» **DATASET ROWS**
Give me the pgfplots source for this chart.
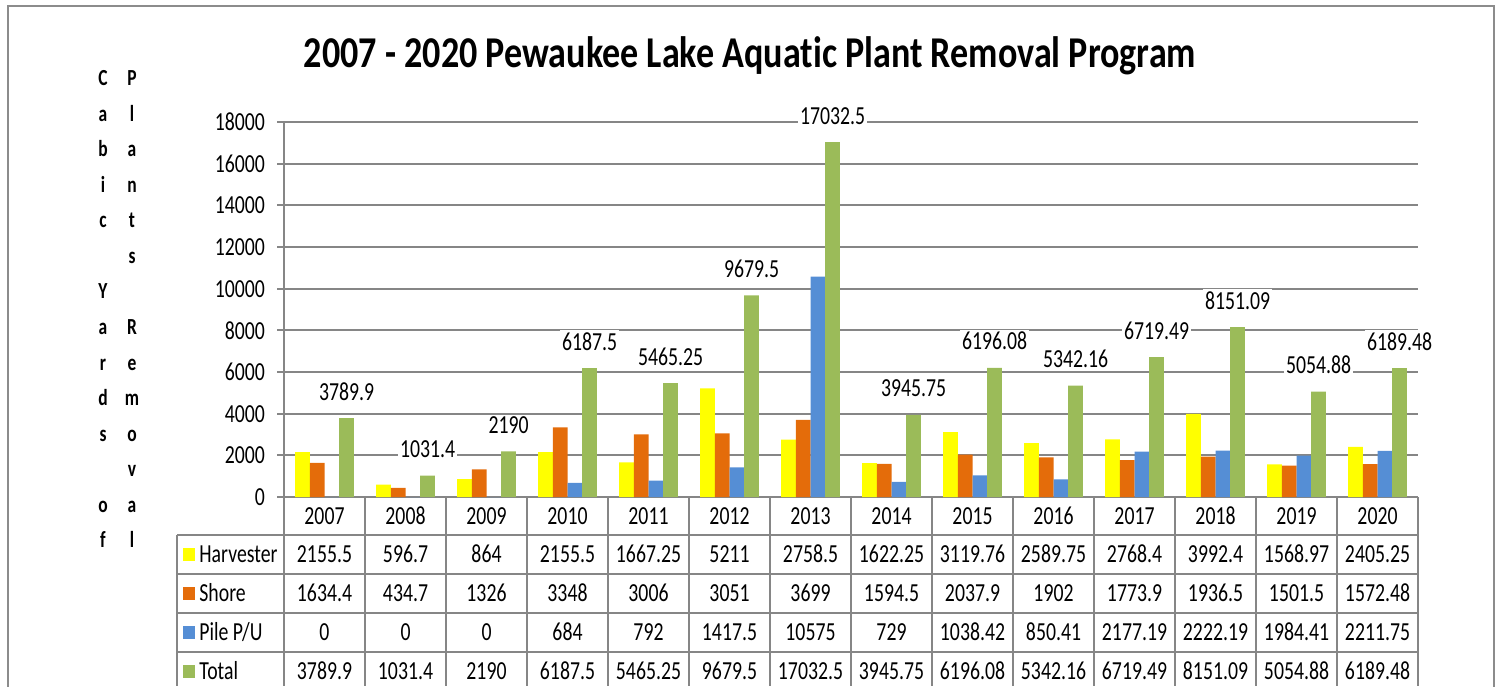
\documentclass[border=0pt]{standalone}
\usepackage{pgfplots}
\pgfplotsset{compat=1.18}
\usepackage{pgfplotstable}
\usepackage{fontspec}
\setmainfont{Carlito}[FakeStretch=0.76,Ligatures=CommonOff]
\newfontfamily\titlefont{Carlito}[FakeStretch=0.82,Ligatures=CommonOff]
\definecolor{cyellow}{HTML}{FFFF00}
\definecolor{corange}{HTML}{E46C0A}
\definecolor{cblue}{HTML}{558ED5}
\definecolor{cgreen}{HTML}{9BBB59}
\definecolor{gridgray}{HTML}{868686}
\definecolor{framegray}{HTML}{8C8C8C}
\newcommand\tfont{\fontsize{13}{15}\selectfont}

\pgfplotstableread{
i Year Harvester Shore Pile Total
0 2007 2155.5 1634.4 0 3789.9
1 2008 596.7 434.7 0 1031.4
2 2009 864 1326 0 2190
3 2010 2155.5 3348 684 6187.5
4 2011 1667.25 3006 792 5465.25
5 2012 5211 3051 1417.5 9679.5
6 2013 2758.5 3699 10575 17032.5
7 2014 1622.25 1594.5 729 3945.75
8 2015 3119.76 2037.9 1038.42 6196.08
9 2016 2589.75 1902 850.41 5342.16
10 2017 2768.4 1773.9 2177.19 6719.49
11 2018 3992.4 1936.5 2222.19 8151.09
12 2019 1568.97 1501.5 1984.41 5054.88
13 2020 2405.25 1572.48 2211.75 6189.48
}\data

\begin{document}
\begin{tikzpicture}[x=0.5pt,y=0.5pt]
\useasboundingbox (0,0) rectangle (1497,686);
\clip (0,0) rectangle (1497,686);
\draw[framegray, line width=1pt] (8,-20) rectangle (1494,680);

% title
\node[anchor=base, inner sep=0, font=\titlefont\fontsize{22}{26}\selectfont\bfseries] at (750,618)
  {2007 - 2020 Pewaukee Lake Aquatic Plant Removal Program};

% vertical y-axis titles
\foreach \c [count=\k from 0] in {C,a,b,i,c,{},Y,a,r,d,s,{},o,f}
  \node[anchor=base, inner sep=0, font=\fontsize{11.5}{13}\selectfont\bfseries] at (103,{600-35.5*\k}) {\c};
\foreach \c [count=\k from 0] in {P,l,a,n,t,s,{},R,e,m,o,v,a,l}
  \node[anchor=base, inner sep=0, font=\fontsize{11.5}{13}\selectfont\bfseries] at (132,{600-35.5*\k}) {\c};

\begin{axis}[
  at={(142pt,94.5pt)}, anchor=south west,
  scale only axis, width=567pt, height=187.5pt,
  xmin=-0.5, xmax=13.5, ymin=0, ymax=18000,
  axis x line=none, axis y line=left,
  axis line style={-, draw=gridgray, line width=1pt},
  ytick={0,2000,...,18000},
  scaled y ticks=false,
  ymajorgrids, major grid style={draw=gridgray, line width=1pt},
  tick align=outside, major tick length=3.5pt,
  ytick style={draw=gridgray, line width=1pt},
  yticklabel style={font=\tfont, text=black, xshift=-2.5pt},
  /pgf/number format/assume math mode=true,
  /pgf/number format/1000 sep={},
  ybar=0pt, bar width=7.35pt,
  clip=false,
]
\addplot[fill=cyellow, draw=none] table[x=i,y=Harvester]{\data};
\addplot[fill=corange, draw=none] table[x=i,y=Shore]{\data};
\addplot[fill=cblue, draw=none] table[x=i,y=Pile]{\data};
\addplot[fill=cgreen, draw=none, nodes near coords, point meta=explicit symbolic,
  every node near coord/.append style={font=\tfont, text=black, anchor=base, yshift=9pt, inner sep=1pt, fill=white}]
  table[x=i,y=Total,meta=Total]{\data};
\end{axis}

% data table lines
\begin{scope}[draw=gridgray, line width=1pt]
\foreach \yy in {151,112,73,34} \draw (177,\yy) -- (1418,\yy);
\draw (177,151) -- (177,0);
\foreach \k in {0,...,14} \draw ({284+81*\k},189) -- ({284+81*\k},0);
\end{scope}

% legend keys and row names
\fill[cyellow] (183,125) rectangle (195,138);
\fill[corange] (183,86) rectangle (195,99);
\fill[cblue] (183,47) rectangle (195,60);
\fill[cgreen] (183,8) rectangle (195,21);
\node[anchor=base west, inner sep=0, font=\tfont] at (199,123.25) {Harvester};
\node[anchor=base west, inner sep=0, font=\tfont] at (199,84.25) {Shore};
\node[anchor=base west, inner sep=0, font=\tfont] at (199,45.25) {Pile P/U};
\node[anchor=base west, inner sep=0, font=\tfont] at (199,6.25) {Total};

% table values
\foreach \r in {0,...,13}{
  \pgfmathsetmacro\cx{324.5+81*\r}
  \pgfplotstablegetelem{\r}{Year}\of\data
  \node[anchor=base, inner sep=0, font=\tfont] at (\cx,161.75) {\pgfplotsretval};
  \pgfplotstablegetelem{\r}{Harvester}\of\data
  \node[anchor=base, inner sep=0, font=\tfont] at (\cx,123.25) {\pgfplotsretval};
  \pgfplotstablegetelem{\r}{Shore}\of\data
  \node[anchor=base, inner sep=0, font=\tfont] at (\cx,84.25) {\pgfplotsretval};
  \pgfplotstablegetelem{\r}{Pile}\of\data
  \node[anchor=base, inner sep=0, font=\tfont] at (\cx,45.25) {\pgfplotsretval};
  \pgfplotstablegetelem{\r}{Total}\of\data
  \node[anchor=base, inner sep=0, font=\tfont] at (\cx,6.25) {\pgfplotsretval};
}
\end{tikzpicture}
\end{document}
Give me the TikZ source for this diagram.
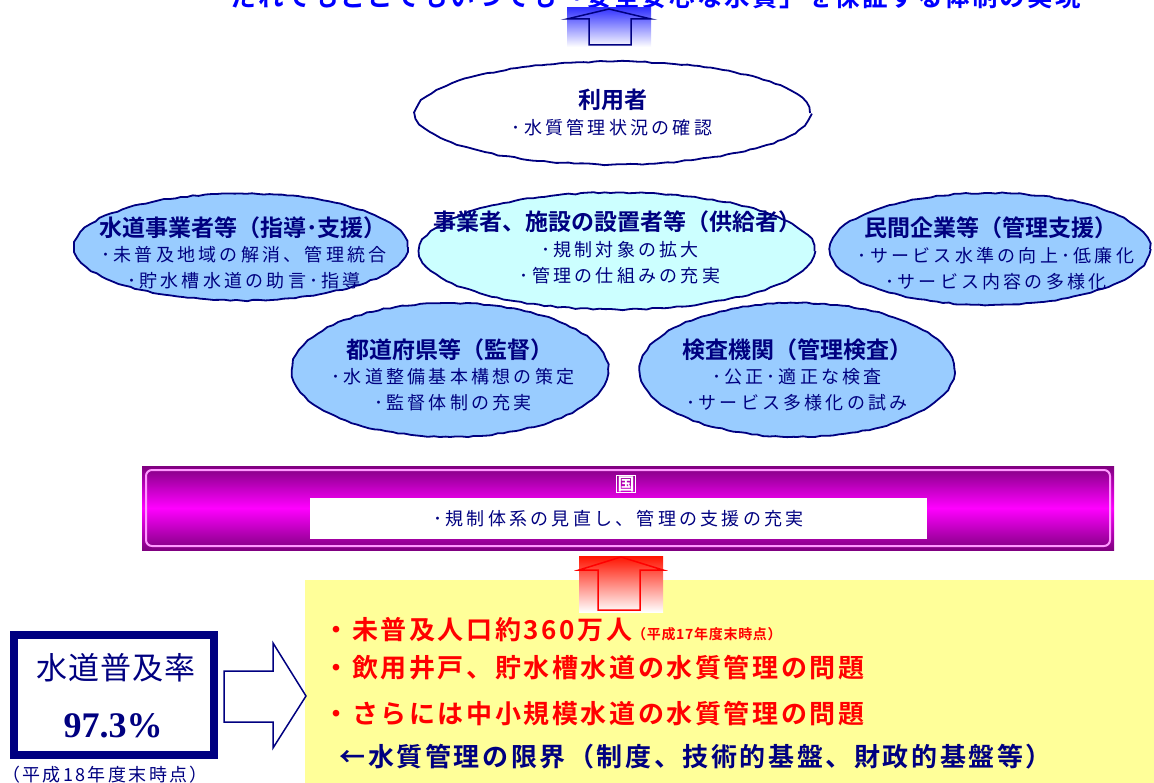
\documentclass[tikz,border=0pt]{standalone}
\usepackage{fontspec}
\setmainfont{Noto Sans CJK JP}[BoldFont={Noto Sans CJK JP Bold}]
\newfontfamily\numfont{Liberation Serif}
\usetikzlibrary{shapes.geometric, positioning, decorations.pathmorphing}
\definecolor{navy}{HTML}{000080}
\definecolor{skyfill}{HTML}{99CCFF}
\definecolor{cyanfill}{HTML}{CCFFFF}
\definecolor{padyellow}{HTML}{FFFF99}
\definecolor{goalblue}{HTML}{0000FF}
\definecolor{arrowblue}{HTML}{3333FF}
\definecolor{barpurple}{HTML}{800080}
\definecolor{barpink}{HTML}{FF99FF}

\begin{document}
\begin{tikzpicture}[x=1pt, y=-1pt,
  actor/.style={ellipse, draw=navy, line width=1.8pt, inner sep=0pt,
    decorate, decoration={random steps, segment length=6pt, amplitude=0.7pt}},
  head/.style={text=navy, font=\bfseries\fontsize{23}{26}\selectfont},
  item/.style={text=navy, align=center, font=\fontsize{18}{26}\selectfont\addfontfeature{LetterSpace=18}},
  issue/.style={anchor=west, text=red, font=\bfseries\fontsize{26}{30}\selectfont\addfontfeature{LetterSpace=10}}]
  \pgfmathsetseed{4}
  \useasboundingbox (0,0) rectangle (1154,783);

  % Goal line (cut at the top edge)
  \node[anchor=base, text=goalblue, font=\bfseries\fontsize{25.5}{28}\selectfont\addfontfeature{LetterSpace=8}]
    (goal) at (656,7) {だれでもどこでもいつでも「安全安心な水質」を保証する体制の実現};

  % Blue up arrow
  \shade[top color=arrowblue, bottom color=white] (567,8) rectangle (651,47);
  \draw[navy, line width=1.5pt, line join=miter]
    (589,45) -- (589,19) -- (567,19) -- (609,9) -- (651,19) -- (631,19) -- (631,45) -- cycle;

  % Actors
  \node[actor, fill=white, minimum width=394, minimum height=103] (userEll) at (613,113) {};
  \node[actor, fill=skyfill, minimum width=333, minimum height=107] (waterEll) at (241,247) {};
  \node[actor, fill=skyfill, minimum width=320, minimum height=112] (firmEll) at (990,249) {};
  \node[actor, fill=skyfill, minimum width=316, minimum height=134] (prefEll) at (450,370) {};
  \node[actor, fill=skyfill, minimum width=315, minimum height=134] (labEll) at (797,370) {};
  \node[actor, fill=cyanfill, minimum width=395, minimum height=117] (ownerEll) at (617,251) {};

  \node[head] (userHd) at (613,100) {利用者};
  \node[item] (userIt) at (612,128) {･水質管理状況の確認};

  \node[head] (waterHd) at (243,228) {水道事業者等（指導･支援）};
  \node[item] (waterIt) at (244,268) {･未普及地域の解消、管理統合\\･貯水槽水道の助言･指導};

  \node[head] (ownerHd) at (617,222) {事業者、施設の設置者等（供給者）};
  \node[item] (ownerIt) at (620,263) {･規制対象の拡大\\･管理の仕組みの充実};

  \node[head] (firmHd) at (991,228) {民間企業等（管理支援）};
  \node[item] (firmIt) at (996,269) {･サービス水準の向上･低廉化\\･サービス内容の多様化};

  \node[head] (prefHd) at (450,350) {都道府県等（監督）};
  \node[item] (prefIt) at (453,390) {･水道整備基本構想の策定\\･監督体制の充実};

  \node[head] (labHd) at (797,350) {検査機関（管理検査）};
  \node[item] (labIt) at (797,390) {･公正･適正な検査\\･サービス多様化の試み};

  % National government bar
  \shade[top color=barpurple, bottom color=barpurple, middle color=magenta] (142,466) rectangle (1114,550);
  \draw[barpink, line width=2pt, rounded corners=6pt] (146,470) rectangle (1110,546);
  \node[draw=white, line width=1.2pt, inner sep=1pt, text=white,
    font=\bfseries\fontsize{17}{19}\selectfont] (govTag) at (626,484) {国};
  \node[fill=white, inner sep=0pt, minimum width=617, minimum height=41] (govBox) at (618.5,518.5) {};
  \node[item] (govIt) at (govBox) {･規制体系の見直し、管理の支援の充実};

  % Present issues
  \fill[padyellow] (305,580) rectangle (1154,783);
  \shade[top color=red!85!orange, bottom color=white] (579,556) rectangle (663,612);
  \draw[red, line width=1.5pt, line join=miter]
    (598,610) -- (598,570) -- (579,570) -- (621,557) -- (663,570) -- (640,570) -- (640,610) -- cycle;

  \node[issue] (popLn) at (320,630) {・未普及人口約360万人{\fontsize{14}{16}\selectfont\addfontfeature{LetterSpace=5}（平成17年度末時点）}};
  \node[issue] (wellLn) at (320,668) {・飲用井戸、貯水槽水道の水質管理の問題};
  \node[issue] (smallLn) at (320,714) {・さらには中小規模水道の水質管理の問題};
  \node[issue, text=navy] (limitLn) at (336,757) {←水質管理の限界（制度、技術的基盤、財政的基盤等）};

  % Coverage rate
  \node[draw=navy, line width=8pt, fill=white, minimum width=200, minimum height=120] (rateBox) at (114,695) {};
  \node[text=navy, font=\fontsize{31}{34}\selectfont\addfontfeature{LetterSpace=3}] (rateHd) at (116,668) {水道普及率};
  \node[text=navy, font=\numfont\bfseries\fontsize{36}{40}\selectfont] (rateVal) at (113,726) {97.3\%};
  \node[text=navy, font=\fontsize{18}{20}\selectfont\addfontfeature{LetterSpace=13}] (rateNote) at (105,775) {（平成18年度末時点）};

  % Hollow right arrow
  \draw[navy, line width=1.5pt, fill=white, line join=miter]
    (224,671) -- (273,671) -- (273,643) -- (306,696) -- (273,748) -- (273,722) -- (224,722) -- cycle;
\end{tikzpicture}
\end{document}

» **PROBLEM TO WORK ON**
Quote the lines above exactly, starting with the one that has "Give me the TikZ source for this diagram." and ending with the one that has "(userIt) at (612,128)"; drop the pictures and include nothing else.

» **SOLUTION TO THIS EXERCISE**
Give me the TikZ source for this diagram.
\documentclass[tikz,border=0pt]{standalone}
\usepackage{fontspec}
\setmainfont{Noto Sans CJK JP}[BoldFont={Noto Sans CJK JP Bold}]
\newfontfamily\numfont{Liberation Serif}
\usetikzlibrary{shapes.geometric, positioning, decorations.pathmorphing}
\definecolor{navy}{HTML}{000080}
\definecolor{skyfill}{HTML}{99CCFF}
\definecolor{cyanfill}{HTML}{CCFFFF}
\definecolor{padyellow}{HTML}{FFFF99}
\definecolor{goalblue}{HTML}{0000FF}
\definecolor{arrowblue}{HTML}{3333FF}
\definecolor{barpurple}{HTML}{800080}
\definecolor{barpink}{HTML}{FF99FF}

\begin{document}
\begin{tikzpicture}[x=1pt, y=-1pt,
  actor/.style={ellipse, draw=navy, line width=1.8pt, inner sep=0pt,
    decorate, decoration={random steps, segment length=6pt, amplitude=0.7pt}},
  head/.style={text=navy, font=\bfseries\fontsize{23}{26}\selectfont},
  item/.style={text=navy, align=center, font=\fontsize{18}{26}\selectfont\addfontfeature{LetterSpace=18}},
  issue/.style={anchor=west, text=red, font=\bfseries\fontsize{26}{30}\selectfont\addfontfeature{LetterSpace=10}}]
  \pgfmathsetseed{4}
  \useasboundingbox (0,0) rectangle (1154,783);

  % Goal line (cut at the top edge)
  \node[anchor=base, text=goalblue, font=\bfseries\fontsize{25.5}{28}\selectfont\addfontfeature{LetterSpace=8}]
    (goal) at (656,7) {だれでもどこでもいつでも「安全安心な水質」を保証する体制の実現};

  % Blue up arrow
  \shade[top color=arrowblue, bottom color=white] (567,8) rectangle (651,47);
  \draw[navy, line width=1.5pt, line join=miter]
    (589,45) -- (589,19) -- (567,19) -- (609,9) -- (651,19) -- (631,19) -- (631,45) -- cycle;

  % Actors
  \node[actor, fill=white, minimum width=394, minimum height=103] (userEll) at (613,113) {};
  \node[actor, fill=skyfill, minimum width=333, minimum height=107] (waterEll) at (241,247) {};
  \node[actor, fill=skyfill, minimum width=320, minimum height=112] (firmEll) at (990,249) {};
  \node[actor, fill=skyfill, minimum width=316, minimum height=134] (prefEll) at (450,370) {};
  \node[actor, fill=skyfill, minimum width=315, minimum height=134] (labEll) at (797,370) {};
  \node[actor, fill=cyanfill, minimum width=395, minimum height=117] (ownerEll) at (617,251) {};

  \node[head] (userHd) at (613,100) {利用者};
  \node[item] (userIt) at (612,128) {･水質管理状況の確認};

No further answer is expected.